**Problem to work on:** In the material below, find each line holding the string "this" and copy it.

⟨

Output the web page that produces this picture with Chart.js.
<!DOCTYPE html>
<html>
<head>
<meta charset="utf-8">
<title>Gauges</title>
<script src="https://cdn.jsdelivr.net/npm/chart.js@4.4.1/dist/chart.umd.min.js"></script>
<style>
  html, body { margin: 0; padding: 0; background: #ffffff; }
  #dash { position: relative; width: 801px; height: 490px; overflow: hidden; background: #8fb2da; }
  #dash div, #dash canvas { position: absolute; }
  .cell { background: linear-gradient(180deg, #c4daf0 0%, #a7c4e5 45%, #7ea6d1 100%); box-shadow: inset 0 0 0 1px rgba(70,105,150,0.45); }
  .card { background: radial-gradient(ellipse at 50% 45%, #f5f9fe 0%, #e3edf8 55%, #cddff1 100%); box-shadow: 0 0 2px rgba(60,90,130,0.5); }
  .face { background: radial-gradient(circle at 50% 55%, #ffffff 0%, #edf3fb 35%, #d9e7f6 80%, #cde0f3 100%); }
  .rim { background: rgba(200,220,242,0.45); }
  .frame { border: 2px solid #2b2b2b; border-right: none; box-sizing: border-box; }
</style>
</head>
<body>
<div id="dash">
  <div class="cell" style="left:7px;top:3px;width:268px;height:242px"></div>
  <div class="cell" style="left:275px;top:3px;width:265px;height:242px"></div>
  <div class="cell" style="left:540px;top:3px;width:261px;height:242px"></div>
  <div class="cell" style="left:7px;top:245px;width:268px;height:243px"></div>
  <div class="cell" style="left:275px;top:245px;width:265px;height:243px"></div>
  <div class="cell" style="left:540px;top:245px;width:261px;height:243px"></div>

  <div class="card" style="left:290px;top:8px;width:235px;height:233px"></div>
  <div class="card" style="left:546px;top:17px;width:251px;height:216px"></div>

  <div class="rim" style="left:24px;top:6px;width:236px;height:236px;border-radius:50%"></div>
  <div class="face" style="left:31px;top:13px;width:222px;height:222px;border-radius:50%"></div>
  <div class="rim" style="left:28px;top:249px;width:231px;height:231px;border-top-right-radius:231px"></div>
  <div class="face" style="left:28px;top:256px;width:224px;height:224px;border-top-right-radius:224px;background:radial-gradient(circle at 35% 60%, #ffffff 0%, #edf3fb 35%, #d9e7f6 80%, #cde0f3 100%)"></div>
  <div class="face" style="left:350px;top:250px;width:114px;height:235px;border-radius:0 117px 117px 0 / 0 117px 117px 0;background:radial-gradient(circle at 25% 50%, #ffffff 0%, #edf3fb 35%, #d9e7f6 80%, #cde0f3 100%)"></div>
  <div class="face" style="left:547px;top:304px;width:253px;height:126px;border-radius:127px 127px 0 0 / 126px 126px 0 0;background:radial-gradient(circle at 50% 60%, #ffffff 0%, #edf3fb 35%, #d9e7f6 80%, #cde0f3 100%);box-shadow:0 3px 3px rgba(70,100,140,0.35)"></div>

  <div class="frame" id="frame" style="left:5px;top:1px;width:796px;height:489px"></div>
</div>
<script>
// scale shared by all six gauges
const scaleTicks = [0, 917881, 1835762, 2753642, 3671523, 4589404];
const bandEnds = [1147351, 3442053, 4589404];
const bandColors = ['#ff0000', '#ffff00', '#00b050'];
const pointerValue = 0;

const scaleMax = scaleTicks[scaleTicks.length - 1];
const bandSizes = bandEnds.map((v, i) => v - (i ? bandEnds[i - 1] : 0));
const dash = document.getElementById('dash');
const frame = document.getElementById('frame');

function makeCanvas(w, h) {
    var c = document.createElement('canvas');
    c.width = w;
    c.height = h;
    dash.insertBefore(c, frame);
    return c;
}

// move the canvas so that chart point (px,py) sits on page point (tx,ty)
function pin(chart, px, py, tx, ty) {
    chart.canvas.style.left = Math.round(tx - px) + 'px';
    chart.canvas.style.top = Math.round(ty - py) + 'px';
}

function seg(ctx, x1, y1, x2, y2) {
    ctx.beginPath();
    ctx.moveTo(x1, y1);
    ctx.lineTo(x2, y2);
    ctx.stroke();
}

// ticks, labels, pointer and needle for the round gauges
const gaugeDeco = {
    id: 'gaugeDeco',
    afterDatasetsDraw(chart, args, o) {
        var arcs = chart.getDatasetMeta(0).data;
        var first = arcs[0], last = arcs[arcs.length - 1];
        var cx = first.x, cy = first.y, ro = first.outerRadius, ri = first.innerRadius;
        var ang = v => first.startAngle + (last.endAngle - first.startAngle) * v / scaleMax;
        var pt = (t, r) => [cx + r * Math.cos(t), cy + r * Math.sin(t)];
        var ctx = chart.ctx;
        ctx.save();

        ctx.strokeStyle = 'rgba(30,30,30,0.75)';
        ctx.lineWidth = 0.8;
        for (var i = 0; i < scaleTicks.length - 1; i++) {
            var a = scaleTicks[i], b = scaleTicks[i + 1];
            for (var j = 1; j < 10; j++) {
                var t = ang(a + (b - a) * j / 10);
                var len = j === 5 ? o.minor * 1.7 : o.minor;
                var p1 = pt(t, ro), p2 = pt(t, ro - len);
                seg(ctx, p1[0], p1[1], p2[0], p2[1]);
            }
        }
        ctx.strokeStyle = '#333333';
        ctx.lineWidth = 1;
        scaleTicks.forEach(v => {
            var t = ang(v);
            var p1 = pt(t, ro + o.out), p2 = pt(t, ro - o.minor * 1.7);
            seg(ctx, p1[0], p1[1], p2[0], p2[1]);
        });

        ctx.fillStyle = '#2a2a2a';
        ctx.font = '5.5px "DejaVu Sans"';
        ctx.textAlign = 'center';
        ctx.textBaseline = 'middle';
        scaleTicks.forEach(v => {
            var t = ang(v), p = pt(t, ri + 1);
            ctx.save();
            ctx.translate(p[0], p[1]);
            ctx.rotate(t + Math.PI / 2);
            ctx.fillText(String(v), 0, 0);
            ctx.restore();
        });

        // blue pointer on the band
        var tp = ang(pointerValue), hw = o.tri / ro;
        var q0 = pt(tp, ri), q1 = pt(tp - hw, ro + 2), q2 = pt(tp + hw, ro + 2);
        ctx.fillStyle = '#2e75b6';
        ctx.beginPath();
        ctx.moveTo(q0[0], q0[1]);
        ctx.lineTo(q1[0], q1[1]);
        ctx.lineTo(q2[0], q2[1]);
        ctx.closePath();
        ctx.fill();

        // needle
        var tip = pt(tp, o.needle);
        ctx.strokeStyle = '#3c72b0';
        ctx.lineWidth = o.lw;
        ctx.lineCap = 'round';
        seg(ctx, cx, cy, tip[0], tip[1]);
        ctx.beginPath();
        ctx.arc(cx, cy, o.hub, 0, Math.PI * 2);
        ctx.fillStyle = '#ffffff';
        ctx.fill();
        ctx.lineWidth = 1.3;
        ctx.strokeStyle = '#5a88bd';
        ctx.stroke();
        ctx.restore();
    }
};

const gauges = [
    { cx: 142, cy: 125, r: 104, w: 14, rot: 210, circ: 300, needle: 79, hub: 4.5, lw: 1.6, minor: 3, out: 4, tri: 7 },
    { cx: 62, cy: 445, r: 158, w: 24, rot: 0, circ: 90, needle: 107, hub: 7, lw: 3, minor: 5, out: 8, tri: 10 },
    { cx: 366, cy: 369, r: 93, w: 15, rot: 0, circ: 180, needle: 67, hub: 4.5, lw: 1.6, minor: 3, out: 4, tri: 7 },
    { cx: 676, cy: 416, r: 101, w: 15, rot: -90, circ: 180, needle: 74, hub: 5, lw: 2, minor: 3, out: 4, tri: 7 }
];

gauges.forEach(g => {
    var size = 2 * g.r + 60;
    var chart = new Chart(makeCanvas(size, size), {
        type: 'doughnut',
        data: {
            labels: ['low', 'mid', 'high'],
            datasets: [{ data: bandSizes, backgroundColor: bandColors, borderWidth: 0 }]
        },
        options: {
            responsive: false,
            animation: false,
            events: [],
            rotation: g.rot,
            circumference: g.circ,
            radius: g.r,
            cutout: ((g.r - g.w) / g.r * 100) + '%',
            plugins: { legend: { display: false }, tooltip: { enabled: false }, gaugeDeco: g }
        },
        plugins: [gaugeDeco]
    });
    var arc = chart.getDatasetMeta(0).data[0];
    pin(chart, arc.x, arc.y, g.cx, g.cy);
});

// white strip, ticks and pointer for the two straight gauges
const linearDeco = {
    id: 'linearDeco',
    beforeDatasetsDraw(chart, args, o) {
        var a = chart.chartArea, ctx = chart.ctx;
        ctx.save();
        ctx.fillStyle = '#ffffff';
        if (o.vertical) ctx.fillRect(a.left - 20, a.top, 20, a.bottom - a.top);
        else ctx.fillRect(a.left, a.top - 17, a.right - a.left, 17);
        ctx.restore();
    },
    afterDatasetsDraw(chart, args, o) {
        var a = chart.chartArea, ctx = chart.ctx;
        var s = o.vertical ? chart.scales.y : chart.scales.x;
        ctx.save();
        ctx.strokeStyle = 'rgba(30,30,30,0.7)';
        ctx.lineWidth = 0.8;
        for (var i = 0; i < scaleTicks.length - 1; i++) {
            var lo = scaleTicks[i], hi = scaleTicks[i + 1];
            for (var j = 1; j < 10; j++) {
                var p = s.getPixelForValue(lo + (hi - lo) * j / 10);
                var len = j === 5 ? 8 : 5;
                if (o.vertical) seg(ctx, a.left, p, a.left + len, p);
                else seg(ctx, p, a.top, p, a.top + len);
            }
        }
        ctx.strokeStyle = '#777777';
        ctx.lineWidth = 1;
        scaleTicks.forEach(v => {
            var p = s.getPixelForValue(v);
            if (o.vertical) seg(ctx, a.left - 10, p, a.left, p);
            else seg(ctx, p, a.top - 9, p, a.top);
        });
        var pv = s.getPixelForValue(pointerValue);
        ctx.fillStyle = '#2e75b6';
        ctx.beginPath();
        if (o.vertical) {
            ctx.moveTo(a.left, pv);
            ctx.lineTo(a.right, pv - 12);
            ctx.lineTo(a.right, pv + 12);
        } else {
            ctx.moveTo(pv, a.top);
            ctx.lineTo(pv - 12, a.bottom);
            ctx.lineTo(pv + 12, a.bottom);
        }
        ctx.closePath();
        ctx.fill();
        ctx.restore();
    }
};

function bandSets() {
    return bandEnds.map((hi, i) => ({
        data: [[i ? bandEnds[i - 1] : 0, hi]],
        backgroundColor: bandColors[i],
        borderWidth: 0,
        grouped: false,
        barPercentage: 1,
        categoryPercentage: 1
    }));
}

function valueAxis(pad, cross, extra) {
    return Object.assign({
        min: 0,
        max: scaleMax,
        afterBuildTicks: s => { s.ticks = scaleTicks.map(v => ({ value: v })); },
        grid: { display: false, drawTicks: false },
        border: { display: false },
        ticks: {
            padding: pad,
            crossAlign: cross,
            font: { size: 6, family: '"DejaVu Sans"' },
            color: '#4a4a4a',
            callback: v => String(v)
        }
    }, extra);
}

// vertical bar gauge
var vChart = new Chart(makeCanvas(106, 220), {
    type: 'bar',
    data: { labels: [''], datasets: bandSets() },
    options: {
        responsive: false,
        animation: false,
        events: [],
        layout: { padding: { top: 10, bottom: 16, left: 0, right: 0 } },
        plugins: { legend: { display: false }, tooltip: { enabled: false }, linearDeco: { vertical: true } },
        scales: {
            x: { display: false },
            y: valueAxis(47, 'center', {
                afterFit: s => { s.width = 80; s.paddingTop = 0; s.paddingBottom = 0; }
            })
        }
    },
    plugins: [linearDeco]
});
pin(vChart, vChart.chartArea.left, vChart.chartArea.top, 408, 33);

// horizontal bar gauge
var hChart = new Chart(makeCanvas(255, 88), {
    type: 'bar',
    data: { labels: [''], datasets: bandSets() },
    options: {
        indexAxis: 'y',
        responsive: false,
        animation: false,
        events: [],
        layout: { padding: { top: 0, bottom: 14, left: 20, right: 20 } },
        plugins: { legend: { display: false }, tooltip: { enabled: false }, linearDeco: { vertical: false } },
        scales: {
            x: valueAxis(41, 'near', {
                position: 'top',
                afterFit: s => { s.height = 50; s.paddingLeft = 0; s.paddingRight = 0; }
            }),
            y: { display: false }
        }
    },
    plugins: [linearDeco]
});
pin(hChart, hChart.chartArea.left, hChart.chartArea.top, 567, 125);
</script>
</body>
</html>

⟩
⟨

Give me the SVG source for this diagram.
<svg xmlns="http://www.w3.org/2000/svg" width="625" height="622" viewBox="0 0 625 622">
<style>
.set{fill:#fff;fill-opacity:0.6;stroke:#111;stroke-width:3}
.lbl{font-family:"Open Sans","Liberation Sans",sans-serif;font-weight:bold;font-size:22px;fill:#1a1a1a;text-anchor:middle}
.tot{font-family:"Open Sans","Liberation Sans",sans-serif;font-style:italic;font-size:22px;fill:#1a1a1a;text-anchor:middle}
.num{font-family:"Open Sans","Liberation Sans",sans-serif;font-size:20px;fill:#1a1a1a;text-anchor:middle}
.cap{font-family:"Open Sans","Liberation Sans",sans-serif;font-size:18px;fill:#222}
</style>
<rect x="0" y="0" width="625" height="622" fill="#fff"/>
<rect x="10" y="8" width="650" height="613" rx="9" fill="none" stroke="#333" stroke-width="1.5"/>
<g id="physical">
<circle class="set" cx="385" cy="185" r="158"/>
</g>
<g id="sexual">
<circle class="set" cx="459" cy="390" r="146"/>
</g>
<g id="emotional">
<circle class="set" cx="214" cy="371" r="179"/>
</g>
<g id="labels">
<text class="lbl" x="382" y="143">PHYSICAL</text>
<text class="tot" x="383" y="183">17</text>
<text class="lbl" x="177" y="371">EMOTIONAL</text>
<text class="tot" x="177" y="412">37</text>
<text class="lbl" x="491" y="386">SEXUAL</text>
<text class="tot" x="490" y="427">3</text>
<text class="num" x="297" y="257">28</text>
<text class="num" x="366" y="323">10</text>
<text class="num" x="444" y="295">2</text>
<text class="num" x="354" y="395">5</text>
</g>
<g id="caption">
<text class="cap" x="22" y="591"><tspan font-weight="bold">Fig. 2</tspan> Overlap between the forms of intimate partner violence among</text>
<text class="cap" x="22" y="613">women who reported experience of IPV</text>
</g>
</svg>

⟩

**Response:**
Output the web page that produces this picture with Chart.js.
Give me the SVG source for this diagram.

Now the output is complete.